Des frontières perméables pour la manipulation des compétitions sportives !
Par Clémence Collon, membre du comité scientifique du Think tank Sport et Citoyenneté, Doctorante en droit privé à l’Institut de recherche juridique de la Sorbonne (IRJS)- Paris 1 sur la thématique des manipulations sportives.
L’affaire de corruption sportive qui touche le tennis mondial a des ramifications en France. Cette actualité confirme l’extrême nécessité de protéger les sportifs face aux risques liés aux manipulations des compétitions sportives.
Quatre jeunes tennismen ont été mis en garde à vue, il y a deux semaines, dans le cadre d’une enquête sur des matchs arrangés. Entamée en Espagne et en Belgique, l’enquête vise les sportifs français. Ce fait d’actualité amène plusieurs constats.
Un constat de gravité
Les manipulations des compétitions sportives, polymorphes, ne connaissent pas de frontières. Concernant les manipulations liées aux paris, le schéma est maintenant connu. Les corrupteurs approchent les sportifs qui peinent à gagner leur vie par leur sport en leur proposant une somme d’argent en échange d’une manipulation d’un fait de jeu (perte d’un match, faute, perte d’un set…). Les criminels placent des mises importantes sur des paris sportifs truqués. Les conséquences sont redoutables pour le sportif, qui s’expose à des poursuites disciplinaires et pénales, mais aussi pour l’image du sport dans sa globalité. Or, tous les pays ne disposent pas des outils juridiques nécessaires à cette protection.
Un constat de solidarité
Ces interpellations n’ont été rendues possibles que par une coopération forte entre les différents acteurs du mouvement sportif, les opérateurs de jeux, les autorités de régulation et la police, réunis au sein des plateformes nationales de lutte contre la manipulation des compétitions sportives, telles que prévues dans l’article 13 de la Convention internationale sur la manipulation des compétitions sportives, créée sous l’égide du Conseil de l’Europe.
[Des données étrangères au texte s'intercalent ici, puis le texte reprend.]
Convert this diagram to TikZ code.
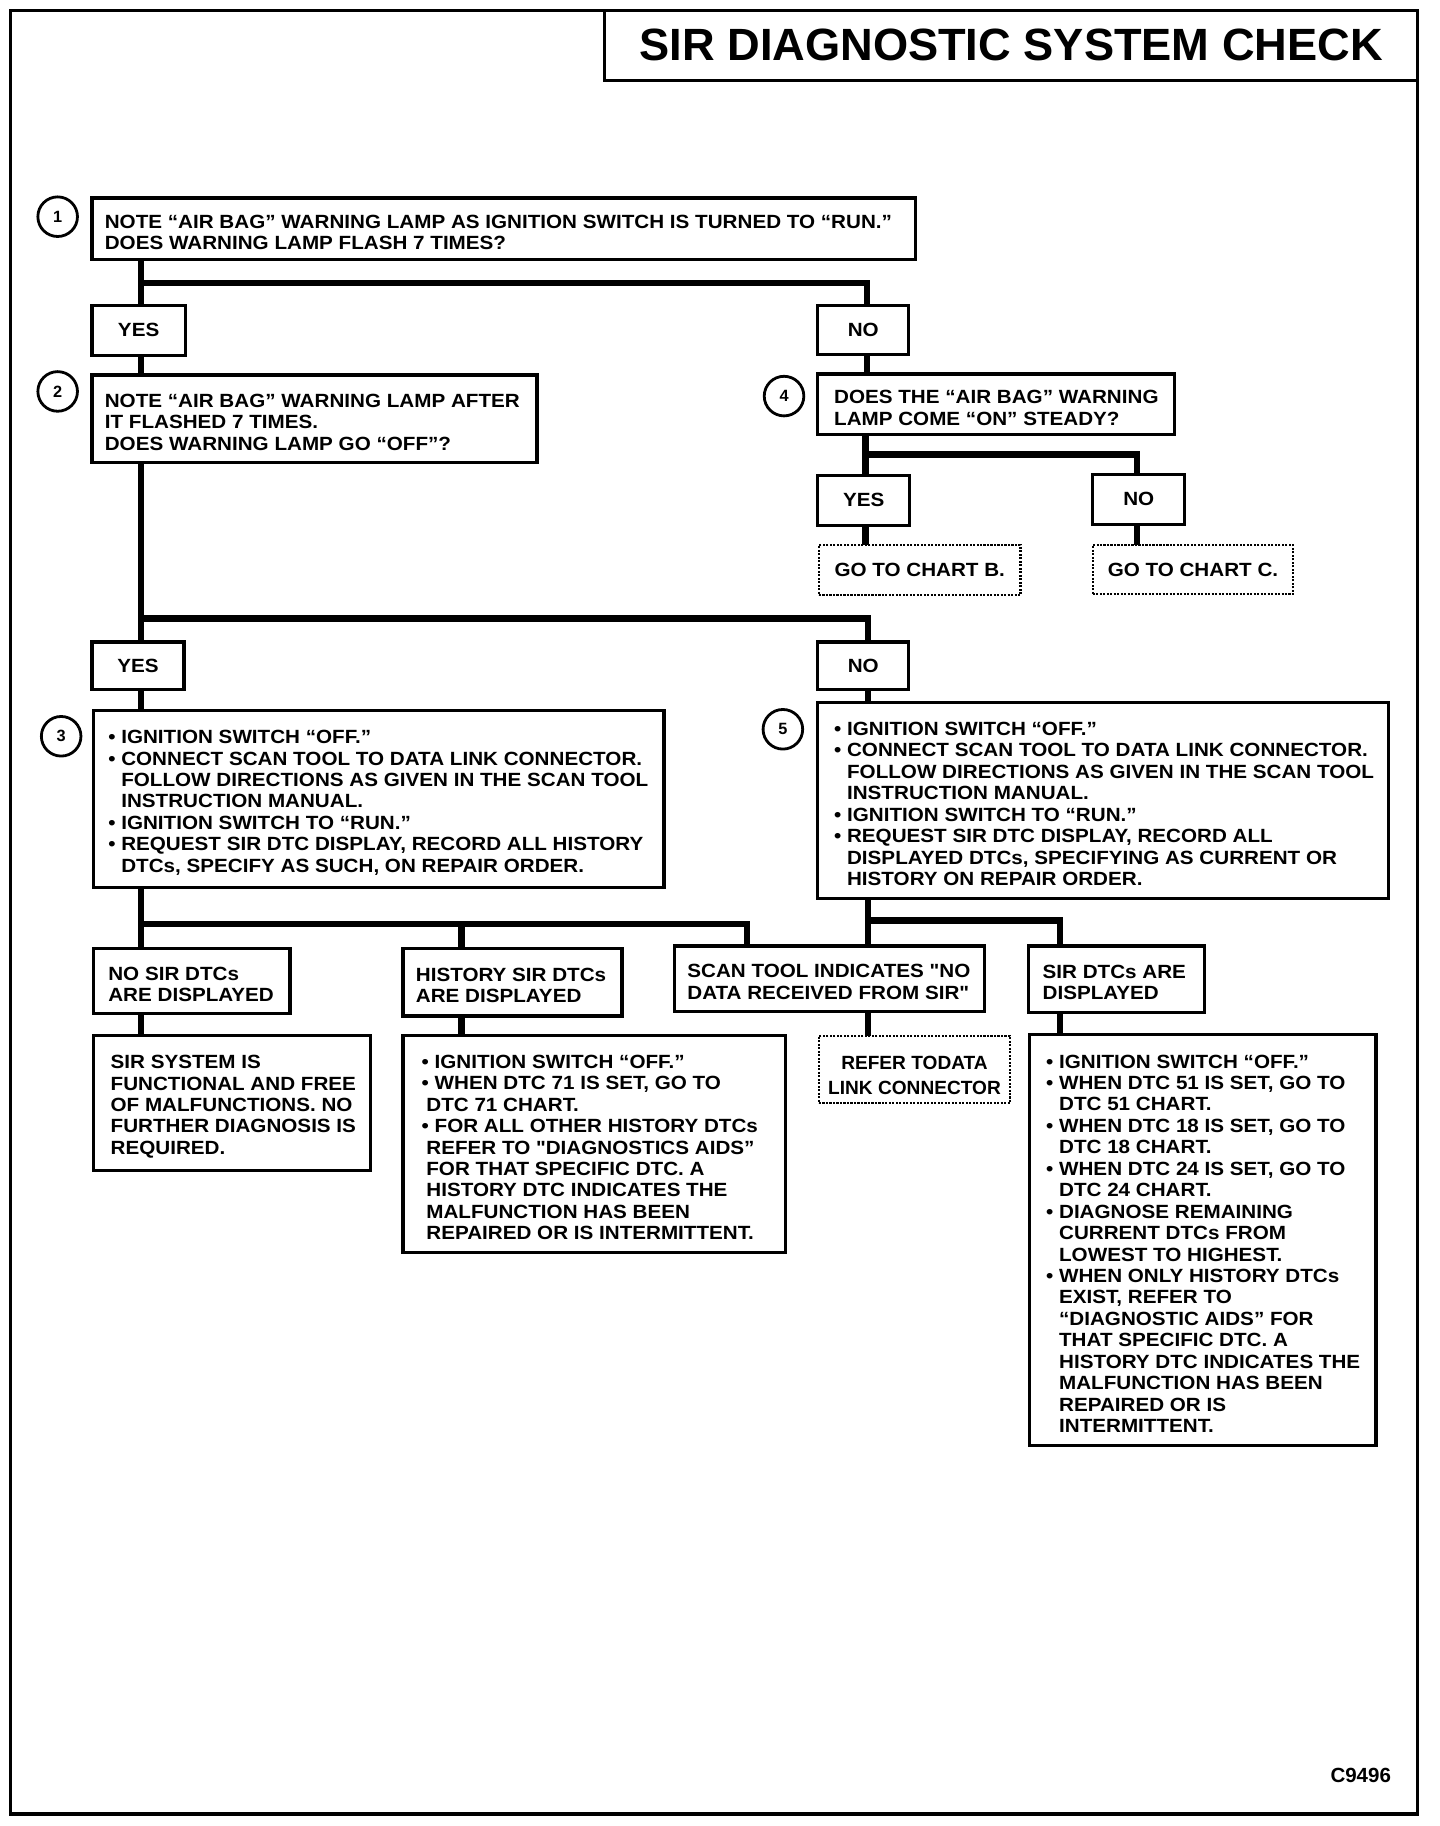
\documentclass[tikz,border=0pt]{standalone}
\usepackage{fontspec}
\newfontfamily\bodyf[FakeStretch=1.08]{Liberation Sans Bold}
\newfontfamily\plainf{Liberation Sans Bold}
\newcommand\bl{•\ }
\newcommand\ind{\hphantom{•\ }}
\newcommand\sind{\hspace*{2pt}}
\tikzset{
  box/.style={draw, line width=1.4pt, inner sep=0pt, outer sep=0pt},
  dbox/.style={draw, line width=0.9pt, dash pattern=on 0.9pt off 0.6pt, inner sep=0pt, outer sep=0pt},
  txt/.style={inner sep=0pt, outer sep=0pt, align=left, yshift=-1.5pt, font=\bodyf\fontsize{8.2}{9.2}\selectfont},
  ctxt/.style={align=center, font=\bodyf\fontsize{8.2}{9.2}\selectfont},
  conn/.style={line width=2.8pt, line join=miter},
  num/.style={circle, draw, line width=1.2pt, minimum size=17pt, inner sep=0pt, font=\plainf\fontsize{7}{8}\selectfont},
}
% name, x1, y1, x2, y2, xtext, text
\newcommand\tbox[7]{%
  \node[box, minimum width={(#4-#2)*0.5pt}, minimum height={(#5-#3)*0.5pt}] (#1) at ({(#2+#4)/2},{(#3+#5)/2}) {};
  \node[txt, anchor=west] (#1t) at (#6,{(#3+#5)/2}) {#7};}
% name, x1, y1, x2, y2, text, style
\newcommand\cbox[7]{%
  \node[#7, ctxt, minimum width={(#4-#2)*0.5pt}, minimum height={(#5-#3)*0.5pt}] (#1) at ({(#2+#4)/2},{(#3+#5)/2}) {#6};}
\begin{document}
\begin{tikzpicture}[x=0.5pt, y=-0.5pt]
\useasboundingbox (0,0) rectangle (1236,1567.4);

% frame and title
\node[draw, line width=1.4pt, inner sep=0pt, outer sep=0pt, minimum width=604pt, minimum height=774pt] (frame) at (613,783) {};
\node[draw, line width=1.4pt, inner sep=0pt, outer sep=0pt, minimum width=349pt, minimum height=30pt,
      font=\plainf\fontsize{19.4}{22}\selectfont] (title) at (868,39) {SIR DIAGNOSTIC SYSTEM CHECK};

% step numbers
\node[num] (c1) at (49.5,186) {1};
\node[num] (c2) at (49.5,336) {2};
\node[num] (c3) at (52.5,632) {3};
\node[num] (c4) at (673,340) {4};
\node[num] (c5) at (672,626) {5};

% boxes
\tbox{b1}{79}{170}{786}{223}{90}{NOTE “AIR BAG” WARNING LAMP AS IGNITION SWITCH IS TURNED TO “RUN.”\\DOES WARNING LAMP FLASH 7 TIMES?}
\cbox{y1}{79}{262}{159}{305}{YES}{box}
\cbox{n1}{702}{262}{780}{304}{NO}{box}
\tbox{b2}{79}{322}{461}{397}{90}{NOTE “AIR BAG” WARNING LAMP AFTER\\IT FLASHED 7 TIMES.\\DOES WARNING LAMP GO “OFF”?}
\tbox{b4}{702}{321}{1008}{373}{716}{DOES THE “AIR BAG” WARNING\\LAMP COME “ON” STEADY?}
\cbox{y4}{702}{408}{781}{451}{YES}{box}
\cbox{n4}{938}{407}{1017}{450}{NO}{box}
\cbox{cb}{703}{468}{876}{511}{GO TO CHART B.}{dbox}
\cbox{cc}{938}{468}{1110}{510}{GO TO CHART C.}{dbox}
\cbox{y3}{79}{551}{158}{592}{YES}{box}
\cbox{n3}{702}{551}{780}{592}{NO}{box}
\tbox{b3}{80}{610}{570}{762}{93}{\bl IGNITION SWITCH “OFF.”\\\bl CONNECT SCAN TOOL TO DATA LINK CONNECTOR.\\\ind FOLLOW DIRECTIONS AS GIVEN IN THE SCAN TOOL\\\ind INSTRUCTION MANUAL.\\\bl IGNITION SWITCH TO “RUN.”\\\bl REQUEST SIR DTC DISPLAY, RECORD ALL HISTORY\\\ind DTCs, SPECIFY AS SUCH, ON REPAIR ORDER.}
\tbox{b5}{702}{603}{1192}{771}{716}{\bl IGNITION SWITCH “OFF.”\\\bl CONNECT SCAN TOOL TO DATA LINK CONNECTOR.\\\ind FOLLOW DIRECTIONS AS GIVEN IN THE SCAN TOOL\\\ind INSTRUCTION MANUAL.\\\bl IGNITION SWITCH TO “RUN.”\\\bl REQUEST SIR DTC DISPLAY, RECORD ALL\\\ind DISPLAYED DTCs, SPECIFYING AS CURRENT OR\\\ind HISTORY ON REPAIR ORDER.}
\tbox{r1}{80}{814}{249}{870}{93}{NO SIR DTCs\\ARE DISPLAYED}
\tbox{r2}{346}{814}{534}{872}{357}{HISTORY SIR DTCs\\ARE DISPLAYED}
\tbox{r3}{579}{812}{845}{868}{590}{SCAN TOOL INDICATES "NO\\DATA RECEIVED FROM SIR"}
\tbox{r4}{883}{812}{1034}{869}{895}{SIR DTCs ARE\\DISPLAYED}
\tbox{s1}{80}{889}{318}{1005}{95}{SIR SYSTEM IS\\FUNCTIONAL AND FREE\\OF MALFUNCTIONS. NO\\FURTHER DIAGNOSIS IS\\REQUIRED.}
\tbox{s2}{346}{889}{674}{1075}{362}{\bl IGNITION SWITCH “OFF.”\\\bl WHEN DTC 71 IS SET, GO TO\\\sind DTC 71 CHART.\\\bl FOR ALL OTHER HISTORY DTCs\\\sind REFER TO "DIAGNOSTICS AIDS”\\\sind FOR THAT SPECIFIC DTC. A\\\sind HISTORY DTC INDICATES THE\\\sind MALFUNCTION HAS BEEN\\\sind REPAIRED OR IS INTERMITTENT.}
\node[dbox, minimum width=82pt, minimum height=29pt] (s3) at (785,918) {};
\node[align=center, inner sep=0pt, font=\plainf\fontsize{8.2}{11}\selectfont] (s3t) at ([yshift=-2.5pt]s3.center) {REFER TODATA\\LINK CONNECTOR};
\tbox{s4}{884}{888}{1181}{1241}{898}{\bl IGNITION SWITCH “OFF.”\\\bl WHEN DTC 51 IS SET, GO TO\\\ind DTC 51 CHART.\\\bl WHEN DTC 18 IS SET, GO TO\\\ind DTC 18 CHART.\\\bl WHEN DTC 24 IS SET, GO TO\\\ind DTC 24 CHART.\\\bl DIAGNOSE REMAINING\\\ind CURRENT DTCs FROM\\\ind LOWEST TO HIGHEST.\\\bl WHEN ONLY HISTORY DTCs\\\ind EXIST, REFER TO\\\ind “DIAGNOSTIC AIDS” FOR\\\ind THAT SPECIFIC DTC. A\\\ind HISTORY DTC INDICATES THE\\\ind MALFUNCTION HAS BEEN\\\ind REPAIRED OR IS\\\ind INTERMITTENT.}

\node[font=\plainf\fontsize{8.8}{10}\selectfont, inner sep=0pt] (code) at (1168,1524) {C9496};

% junctions
\coordinate (j1) at (121,243);
\coordinate (j1r) at (744,243);
\coordinate (j2) at (743,390);
\coordinate (j2r) at (976,390);
\coordinate (j3) at (121,531);
\coordinate (j3r) at (745,531);
\coordinate (j5) at (121,793);
\coordinate (j5b) at (396,793);
\coordinate (j5c) at (641,793);
\coordinate (j6) at (745,790);
\coordinate (j6b) at (910,790);

% connectors
\draw[conn] (b1.south -| j1) -- (j1) -- (j1r) -- (n1.north -| j1r);
\draw[conn] (j1) -- (y1.north -| j1);
\draw[conn] (y1.south -| j1) -- (b2.north -| j1);
\draw[conn] (n1.south -| j1r) -- (b4.north -| j1r);

\draw[conn] (b4.south -| j2) -- (j2) -- (j2r) -- (n4.north -| j2r);
\draw[conn] (j2) -- (y4.north -| j2);
\draw[conn] (y4.south -| j2) -- (cb.north -| j2);
\draw[conn] (n4.south -| j2r) -- (cc.north -| j2r);

\draw[conn] (b2.south -| j3) -- (j3) -- (j3r) -- (n3.north -| j3r);
\draw[conn] (j3) -- (y3.north -| j3);
\draw[conn] (y3.south -| j3) -- (b3.north -| j3);
\draw[conn] (n3.south -| j3r) -- (b5.north -| j3r);

\draw[conn] (b3.south -| j5) -- (j5) -- (j5c) -- (r3.north -| j5c);
\draw[conn] (j5) -- (r1.north -| j5);
\draw[conn] (j5b) -- (r2.north -| j5b);
\draw[conn] (b5.south -| j6) -- (j6) -- (j6b) -- (r4.north -| j6b);
\draw[conn] (j6) -- (r3.north -| j6);

\draw[conn] (r1.south -| j5) -- (s1.north -| j5);
\draw[conn] (r2.south -| j5b) -- (s2.north -| j5b);
\draw[conn] (r3.south -| j6) -- (s3.north -| j6);
\draw[conn] (r4.south -| j6b) -- (s4.north -| j6b);
\end{tikzpicture}
\end{document}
L’entrée en vigueur de cette convention dite de Macolin, représente l’espoir d’une grande coopération internationale. Si elle n’est pas encore entrée en vigueur, de nombreux pays signataires ont constitué un réseau de plateformes nationales appelé « le Groupe de Copenhague ».
Un constat d’efficacité
Cette solidarité s’accompagne d’un gain d’efficacité. Les faits de manipulation sont plus facilement détectables grâce à la coopération de l’ensemble des acteurs. L’objectif demeure la sanction des criminels à l’origine de la manœuvre. Dans cette volonté d’efficacité, la France a progressivement consolidé son arsenal juridique[1] face aux dangers des manipulations sportives. Par exemple, les compétitions Futures, représentant un risque de corruption élevée, ne sont pas ouvertes aux paris sur le territoire français[2]. Le mouvement sportif est également largement mobilisé à travers une large campagne de prévention[3] et la mise en place de référents « intégrité » bien formés dans chaque fédération. Au sein de la plateforme de lutte contre les manipulations des compétitions sportives françaises, les acteurs participent à la prévention et à la surveillance de ces manipulations. Gageons que la reconnaissance juridique de la plateforme, annoncée dans une future loi par la Ministre des Sports Roxana Maracineanu, renforce à nouveau la solidarité et donc l’efficacité de la plateforme.
[1] LOI n° 2015-1541 du 27 novembre 2015 visant à protéger les sportifs de haut niveau et professionnels et à sécuriser leur situation juridique et sociale : interdictions de pari et croisements de fichiers ; LOI n° 2017-261 du 1er mars 2017 visant à préserver l’éthique du sport, à renforcer la régulation et la transparence du sport professionnel et à améliorer la compétitivité des clubs : possibilité pour le Président de l’ARJEL de suspendre des paris en cas « d’indices graves et concordants » de manipulation d’une compétition.
[2] Instauration d’une liste des compétitions et situations de jeu pour lesquelles les paris sportifs sont autorisés, disponible sur : http://www.arjel.fr/-Paris-Sportifs-.html. Voir : Loi n°2010-476 du 12 mai 2010 relative à l’ouverture à la concurrence et à la régulation du secteur des jeux d’argent et de hasard en ligne ; décret n°2010-483 du 12 mai 2010 relatif aux compétitions sportives et aux types de résultats sportifs définis par l’ARJEL.